Chateau-Neuf de Saint-Germain-en-Laye

The Château-Neuf de Saint-Germain-en-Laye was a French chateau (country house or castle), now mostly demolished, which served as the royal residence from the second half of the 16th century until 1680.

Contents

Construction

The central building, on the edge of the terrace, was ordered in 1556 by Henry II of France and Catherine de' Medici and was built by Philibert de l'Orme. Called in its day la maison du théâtre (the theater house), a succession of terraces and stairs gave access to the baignerie (from French baigner, "to bathe") on the Seine.

From the beginning of his reign in 1593, King Henry IV would come to Saint-Germain because he took pleasure in the view the château and its terraces offered of the valley of the Seine, a view like that of his birthplace, the Château de Pau. He ordered from Baptiste Androuet du Cerceau an expansion of the terraces by the Seine. Work began in 1594.

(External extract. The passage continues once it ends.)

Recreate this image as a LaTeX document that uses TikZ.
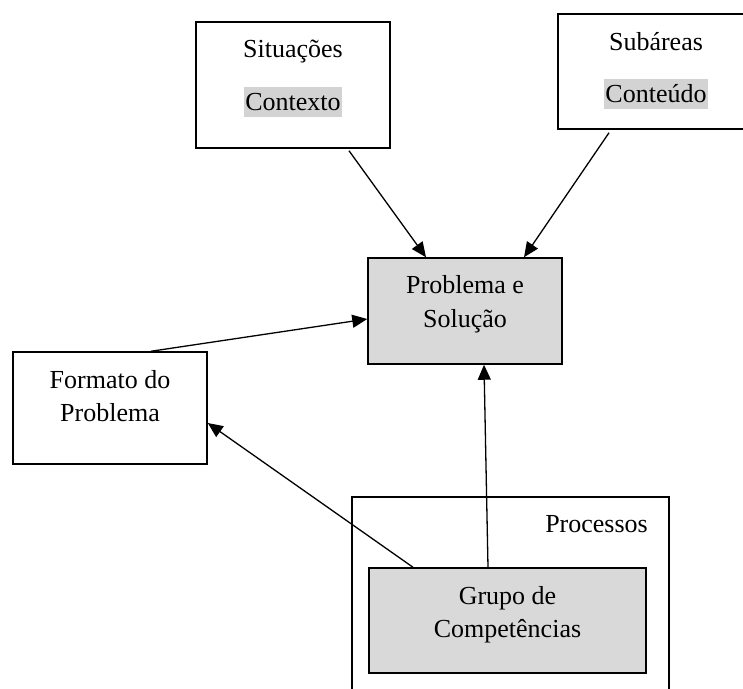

Quickly finished by executive architect Jean de Fourcy, with Guillaume Marchant conducting the masonry work, the job involved the installation of grottoes, with automated fountains made by Italians, the Francini brothers[1], Thomas and Alexandre. The French garden, spread out by the Seine on five terraces, was designed by landscape designer Étienne Dupérac and by gardener Claude Mollet.

History

At the outset, the château was the dwelling of those who had it built: Henry II, who died in 1559, from a lance wound received in a tournament in Paris, three years after the château was begun; and, above all, Catherine de' Medici.

Henry II would expand Château-Neuf considerably and sojourn there regularly, while his numerous children, legitimate and bastard, lived at Château-Vieux.

Catherine stopped going to the château toward the end of her life in 1589, after her astrologer, Côme Ruggieri, predicted that she would meet her death in Saint-Germain.

In 1562, two years after the death of King Francis II of France on December 5, 1560, the Queen of Navarre arrived in Saint-Germain escorted by a grand cortège at the head of which rode her spirited second husband, the Duke of Vendôme. Several days of festivals ensued with diverse games and even a bullfight. Among the guests was their son, the 9 year old Henri de Béarn, the future Henry IV, and Henry II's third son, the 11 year old Duke of Orléans who would become the future Henry III.

It was in this château that "Louis-Dieudonné" (Louis the God-given), the future King Louis XIV, was born on September 5, 1638. His father, Louis XIII, died there on May 14, 1643.

Château-Neuf was the refuge of Charles II of England in 1650, after the execution of his father.

During the Fronde, the French civil war in the mid-17th century, the "Grande Mademoiselle", Anne Marie Louise, Duchess of Montpensier, came to Saint-Germain seeking asylum and installed herself at Château-Neuf where "she lay in a wonderfully beautiful chamber in a ruined tower, well-gilded and large but with no glass in the windows and a meager fire."

In 1668, a grand ceremony was organized that set off from the Château-Neuf for the baptism of the Grand Dauphin at the Sainte Chapelle of the Old Château.

In 1682, the French Court left Saint-Germain for the Palace of Versailles.

On January 17, 1688, Louis XIV allowed the exiled James II of England to base himself at Saint-Germain. There he stayed with his court in Château-Neuf, and then in the two châteaux, until his death.

In the 1770s, the dilapidated château was given by Louis XVI to his younger brother the Comte d'Artois with the sum of 600,000 livres for work to be done on it. Demolition and reconstruction projects were carried out by the architects Joseph Bélanger et François Chalgrin.

When the Revolution came, the Château was declared bien national and sold to its former manager, who demolished it, parceled out the land, and sold the materials. Nothing remains today but the Pavilion of Henry II, the Pavillon du jardiner, and a few vestiges of the cellars to be found in the neighborhood – 3 rue des Arcades, for example.